= Given task =
Copy the listing verbatim, excluding any images found in it.

= Given information =
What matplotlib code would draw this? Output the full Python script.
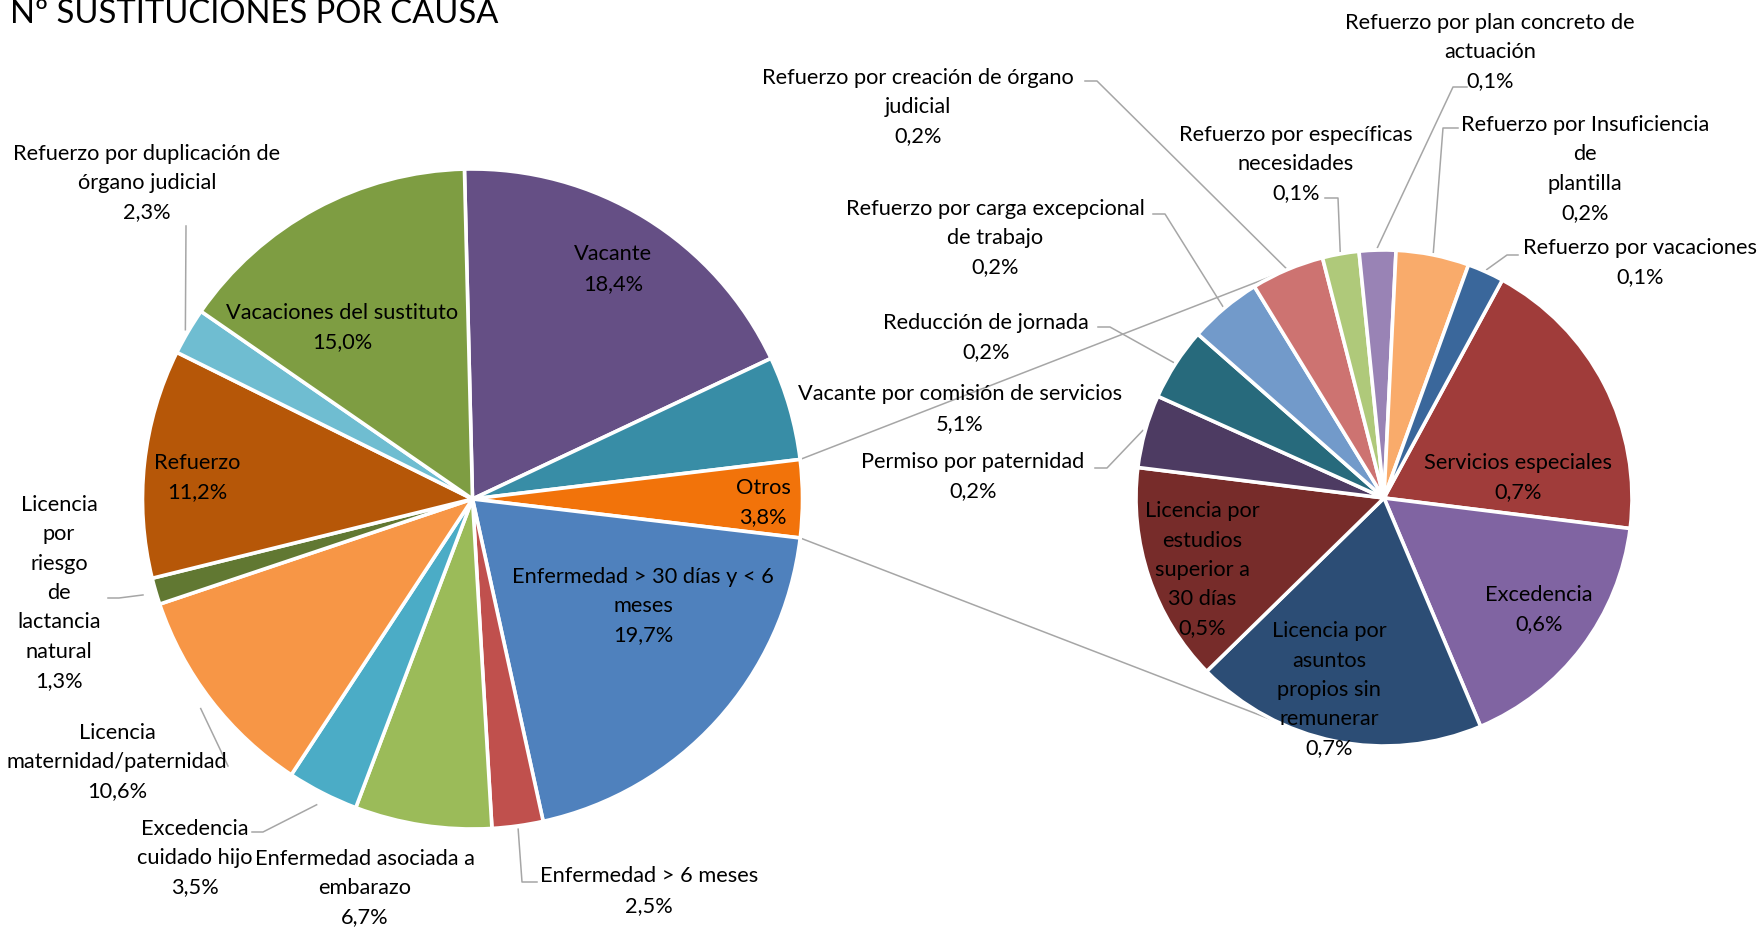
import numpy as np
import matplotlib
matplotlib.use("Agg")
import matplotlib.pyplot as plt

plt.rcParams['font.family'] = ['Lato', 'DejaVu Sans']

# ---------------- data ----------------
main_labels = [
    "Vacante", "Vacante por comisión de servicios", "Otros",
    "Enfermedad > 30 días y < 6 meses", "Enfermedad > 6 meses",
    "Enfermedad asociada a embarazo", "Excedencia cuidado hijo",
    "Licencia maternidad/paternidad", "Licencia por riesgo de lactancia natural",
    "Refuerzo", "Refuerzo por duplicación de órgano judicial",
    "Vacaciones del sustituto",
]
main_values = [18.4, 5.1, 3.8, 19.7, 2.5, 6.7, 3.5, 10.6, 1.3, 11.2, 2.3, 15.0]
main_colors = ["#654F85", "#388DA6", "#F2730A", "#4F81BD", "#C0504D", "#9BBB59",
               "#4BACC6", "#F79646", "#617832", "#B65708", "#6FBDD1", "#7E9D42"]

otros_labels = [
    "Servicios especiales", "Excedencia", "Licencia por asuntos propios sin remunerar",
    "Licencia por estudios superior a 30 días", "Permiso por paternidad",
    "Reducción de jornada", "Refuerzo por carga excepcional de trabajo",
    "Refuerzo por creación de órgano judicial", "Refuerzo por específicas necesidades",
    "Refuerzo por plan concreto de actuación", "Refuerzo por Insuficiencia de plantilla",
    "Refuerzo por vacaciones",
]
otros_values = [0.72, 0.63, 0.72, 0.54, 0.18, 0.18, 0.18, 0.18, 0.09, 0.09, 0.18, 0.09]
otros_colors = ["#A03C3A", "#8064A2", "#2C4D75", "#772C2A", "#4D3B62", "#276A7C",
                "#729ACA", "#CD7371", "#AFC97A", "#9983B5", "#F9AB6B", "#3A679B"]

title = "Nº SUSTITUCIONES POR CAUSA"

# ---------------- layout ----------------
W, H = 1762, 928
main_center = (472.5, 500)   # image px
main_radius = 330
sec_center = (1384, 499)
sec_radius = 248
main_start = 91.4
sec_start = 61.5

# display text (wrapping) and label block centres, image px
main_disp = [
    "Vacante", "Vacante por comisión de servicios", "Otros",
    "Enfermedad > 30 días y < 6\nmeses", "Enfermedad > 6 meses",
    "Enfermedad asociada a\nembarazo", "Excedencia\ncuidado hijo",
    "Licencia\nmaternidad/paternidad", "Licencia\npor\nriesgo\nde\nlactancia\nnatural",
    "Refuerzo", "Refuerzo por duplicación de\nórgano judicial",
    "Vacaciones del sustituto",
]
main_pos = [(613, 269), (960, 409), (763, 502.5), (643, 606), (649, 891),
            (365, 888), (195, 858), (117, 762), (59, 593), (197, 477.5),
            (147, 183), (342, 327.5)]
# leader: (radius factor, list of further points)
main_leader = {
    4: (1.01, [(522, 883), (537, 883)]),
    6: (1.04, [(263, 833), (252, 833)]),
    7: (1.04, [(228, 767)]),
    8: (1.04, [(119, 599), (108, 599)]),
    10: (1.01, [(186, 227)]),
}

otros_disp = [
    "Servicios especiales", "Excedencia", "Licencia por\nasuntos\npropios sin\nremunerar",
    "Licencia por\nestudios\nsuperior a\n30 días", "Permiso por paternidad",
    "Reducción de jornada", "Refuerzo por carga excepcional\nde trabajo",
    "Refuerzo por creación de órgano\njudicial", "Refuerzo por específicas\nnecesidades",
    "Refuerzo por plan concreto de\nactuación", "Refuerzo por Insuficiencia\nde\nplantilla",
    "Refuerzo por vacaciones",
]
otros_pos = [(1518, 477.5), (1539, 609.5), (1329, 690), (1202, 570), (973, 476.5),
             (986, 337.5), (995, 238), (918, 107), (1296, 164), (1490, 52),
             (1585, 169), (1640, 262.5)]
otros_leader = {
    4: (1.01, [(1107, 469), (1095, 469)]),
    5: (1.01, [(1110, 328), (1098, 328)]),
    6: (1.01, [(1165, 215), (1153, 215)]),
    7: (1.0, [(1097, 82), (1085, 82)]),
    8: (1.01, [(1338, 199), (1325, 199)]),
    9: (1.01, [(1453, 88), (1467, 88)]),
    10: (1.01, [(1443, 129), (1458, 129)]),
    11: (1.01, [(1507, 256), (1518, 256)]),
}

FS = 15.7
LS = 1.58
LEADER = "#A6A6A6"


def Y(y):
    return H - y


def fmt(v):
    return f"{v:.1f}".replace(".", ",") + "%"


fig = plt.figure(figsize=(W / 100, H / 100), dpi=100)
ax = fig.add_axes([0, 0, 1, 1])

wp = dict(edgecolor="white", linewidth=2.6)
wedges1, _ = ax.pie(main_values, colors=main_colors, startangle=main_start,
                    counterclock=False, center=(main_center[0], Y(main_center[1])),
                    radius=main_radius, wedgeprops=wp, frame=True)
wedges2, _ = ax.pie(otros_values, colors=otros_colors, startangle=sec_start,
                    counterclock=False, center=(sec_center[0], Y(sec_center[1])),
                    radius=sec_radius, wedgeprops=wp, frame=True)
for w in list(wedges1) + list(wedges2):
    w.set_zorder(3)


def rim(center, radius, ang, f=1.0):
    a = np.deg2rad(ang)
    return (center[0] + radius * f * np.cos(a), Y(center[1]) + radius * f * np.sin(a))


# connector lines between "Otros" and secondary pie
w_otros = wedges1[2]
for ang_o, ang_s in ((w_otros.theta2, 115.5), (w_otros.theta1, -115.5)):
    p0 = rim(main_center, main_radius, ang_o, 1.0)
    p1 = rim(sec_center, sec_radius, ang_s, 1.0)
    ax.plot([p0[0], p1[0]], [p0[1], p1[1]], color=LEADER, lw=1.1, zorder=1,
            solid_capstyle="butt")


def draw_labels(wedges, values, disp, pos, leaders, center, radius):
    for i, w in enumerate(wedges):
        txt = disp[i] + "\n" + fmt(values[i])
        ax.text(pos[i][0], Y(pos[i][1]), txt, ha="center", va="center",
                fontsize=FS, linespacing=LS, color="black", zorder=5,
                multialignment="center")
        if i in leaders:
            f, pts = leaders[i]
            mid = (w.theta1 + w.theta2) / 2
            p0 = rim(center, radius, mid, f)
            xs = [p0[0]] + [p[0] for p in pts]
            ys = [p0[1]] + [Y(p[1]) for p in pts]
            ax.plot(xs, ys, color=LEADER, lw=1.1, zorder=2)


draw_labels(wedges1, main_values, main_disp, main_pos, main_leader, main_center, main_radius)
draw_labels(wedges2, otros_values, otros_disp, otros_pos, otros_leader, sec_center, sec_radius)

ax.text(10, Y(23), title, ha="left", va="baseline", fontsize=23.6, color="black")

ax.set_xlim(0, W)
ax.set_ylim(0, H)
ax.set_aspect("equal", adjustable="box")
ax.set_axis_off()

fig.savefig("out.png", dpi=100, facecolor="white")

= Response to this task =
What matplotlib code would draw this? Output the full Python script.
import numpy as np
import matplotlib
matplotlib.use("Agg")
import matplotlib.pyplot as plt

plt.rcParams['font.family'] = ['Lato', 'DejaVu Sans']

# ---------------- data ----------------
main_labels = [
    "Vacante", "Vacante por comisión de servicios", "Otros",
    "Enfermedad > 30 días y < 6 meses", "Enfermedad > 6 meses",
    "Enfermedad asociada a embarazo", "Excedencia cuidado hijo",
    "Licencia maternidad/paternidad", "Licencia por riesgo de lactancia natural",
    "Refuerzo", "Refuerzo por duplicación de órgano judicial",
    "Vacaciones del sustituto",
]
main_values = [18.4, 5.1, 3.8, 19.7, 2.5, 6.7, 3.5, 10.6, 1.3, 11.2, 2.3, 15.0]
main_colors = ["#654F85", "#388DA6", "#F2730A", "#4F81BD", "#C0504D", "#9BBB59",
               "#4BACC6", "#F79646", "#617832", "#B65708", "#6FBDD1", "#7E9D42"]

otros_labels = [
    "Servicios especiales", "Excedencia", "Licencia por asuntos propios sin remunerar",
    "Licencia por estudios superior a 30 días", "Permiso por paternidad",
    "Reducción de jornada", "Refuerzo por carga excepcional de trabajo",
    "Refuerzo por creación de órgano judicial", "Refuerzo por específicas necesidades",
    "Refuerzo por plan concreto de actuación", "Refuerzo por Insuficiencia de plantilla",
    "Refuerzo por vacaciones",
]
otros_values = [0.72, 0.63, 0.72, 0.54, 0.18, 0.18, 0.18, 0.18, 0.09, 0.09, 0.18, 0.09]
otros_colors = ["#A03C3A", "#8064A2", "#2C4D75", "#772C2A", "#4D3B62", "#276A7C",
                "#729ACA", "#CD7371", "#AFC97A", "#9983B5", "#F9AB6B", "#3A679B"]

title = "Nº SUSTITUCIONES POR CAUSA"

# ---------------- layout ----------------
W, H = 1762, 928
main_center = (472.5, 500)   # image px
main_radius = 330
sec_center = (1384, 499)
sec_radius = 248
main_start = 91.4
sec_start = 61.5

# display text (wrapping) and label block centres, image px
main_disp = [
    "Vacante", "Vacante por comisión de servicios", "Otros",
    "Enfermedad > 30 días y < 6\nmeses", "Enfermedad > 6 meses",
    "Enfermedad asociada a\nembarazo", "Excedencia\ncuidado hijo",
    "Licencia\nmaternidad/paternidad", "Licencia\npor\nriesgo\nde\nlactancia\nnatural",
    "Refuerzo", "Refuerzo por duplicación de\nórgano judicial",
    "Vacaciones del sustituto",
]
main_pos = [(613, 269), (960, 409), (763, 502.5), (643, 606), (649, 891),
            (365, 888), (195, 858), (117, 762), (59, 593), (197, 477.5),
            (147, 183), (342, 327.5)]
# leader: (radius factor, list of further points)
main_leader = {
    4: (1.01, [(522, 883), (537, 883)]),
    6: (1.04, [(263, 833), (252, 833)]),
    7: (1.04, [(228, 767)]),
    8: (1.04, [(119, 599), (108, 599)]),
    10: (1.01, [(186, 227)]),
}

otros_disp = [
    "Servicios especiales", "Excedencia", "Licencia por\nasuntos\npropios sin\nremunerar",
    "Licencia por\nestudios\nsuperior a\n30 días", "Permiso por paternidad",
    "Reducción de jornada", "Refuerzo por carga excepcional\nde trabajo",
    "Refuerzo por creación de órgano\njudicial", "Refuerzo por específicas\nnecesidades",
    "Refuerzo por plan concreto de\nactuación", "Refuerzo por Insuficiencia\nde\nplantilla",
    "Refuerzo por vacaciones",
]
otros_pos = [(1518, 477.5), (1539, 609.5), (1329, 690), (1202, 570), (973, 476.5),
             (986, 337.5), (995, 238), (918, 107), (1296, 164), (1490, 52),
             (1585, 169), (1640, 262.5)]
otros_leader = {
    4: (1.01, [(1107, 469), (1095, 469)]),
    5: (1.01, [(1110, 328), (1098, 328)]),
    6: (1.01, [(1165, 215), (1153, 215)]),
    7: (1.0, [(1097, 82), (1085, 82)]),
    8: (1.01, [(1338, 199), (1325, 199)]),
    9: (1.01, [(1453, 88), (1467, 88)]),
    10: (1.01, [(1443, 129), (1458, 129)]),
    11: (1.01, [(1507, 256), (1518, 256)]),
}

FS = 15.7
LS = 1.58
LEADER = "#A6A6A6"


def Y(y):
    return H - y


def fmt(v):
    return f"{v:.1f}".replace(".", ",") + "%"


fig = plt.figure(figsize=(W / 100, H / 100), dpi=100)
ax = fig.add_axes([0, 0, 1, 1])

wp = dict(edgecolor="white", linewidth=2.6)
wedges1, _ = ax.pie(main_values, colors=main_colors, startangle=main_start,
                    counterclock=False, center=(main_center[0], Y(main_center[1])),
                    radius=main_radius, wedgeprops=wp, frame=True)
wedges2, _ = ax.pie(otros_values, colors=otros_colors, startangle=sec_start,
                    counterclock=False, center=(sec_center[0], Y(sec_center[1])),
                    radius=sec_radius, wedgeprops=wp, frame=True)
for w in list(wedges1) + list(wedges2):
    w.set_zorder(3)


def rim(center, radius, ang, f=1.0):
    a = np.deg2rad(ang)
    return (center[0] + radius * f * np.cos(a), Y(center[1]) + radius * f * np.sin(a))


# connector lines between "Otros" and secondary pie
w_otros = wedges1[2]
for ang_o, ang_s in ((w_otros.theta2, 115.5), (w_otros.theta1, -115.5)):
    p0 = rim(main_center, main_radius, ang_o, 1.0)
    p1 = rim(sec_center, sec_radius, ang_s, 1.0)
    ax.plot([p0[0], p1[0]], [p0[1], p1[1]], color=LEADER, lw=1.1, zorder=1,
            solid_capstyle="butt")


def draw_labels(wedges, values, disp, pos, leaders, center, radius):
    for i, w in enumerate(wedges):
        txt = disp[i] + "\n" + fmt(values[i])
        ax.text(pos[i][0], Y(pos[i][1]), txt, ha="center", va="center",
                fontsize=FS, linespacing=LS, color="black", zorder=5,
                multialignment="center")
        if i in leaders:
            f, pts = leaders[i]
            mid = (w.theta1 + w.theta2) / 2
            p0 = rim(center, radius, mid, f)
            xs = [p0[0]] + [p[0] for p in pts]
            ys = [p0[1]] + [Y(p[1]) for p in pts]
            ax.plot(xs, ys, color=LEADER, lw=1.1, zorder=2)


draw_labels(wedges1, main_values, main_disp, main_pos, main_leader, main_center, main_radius)
draw_labels(wedges2, otros_values, otros_disp, otros_pos, otros_leader, sec_center, sec_radius)

ax.text(10, Y(23), title, ha="left", va="baseline", fontsize=23.6, color="black")

ax.set_xlim(0, W)
ax.set_ylim(0, H)
ax.set_aspect("equal", adjustable="box")
ax.set_axis_off()

fig.savefig("out.png", dpi=100, facecolor="white")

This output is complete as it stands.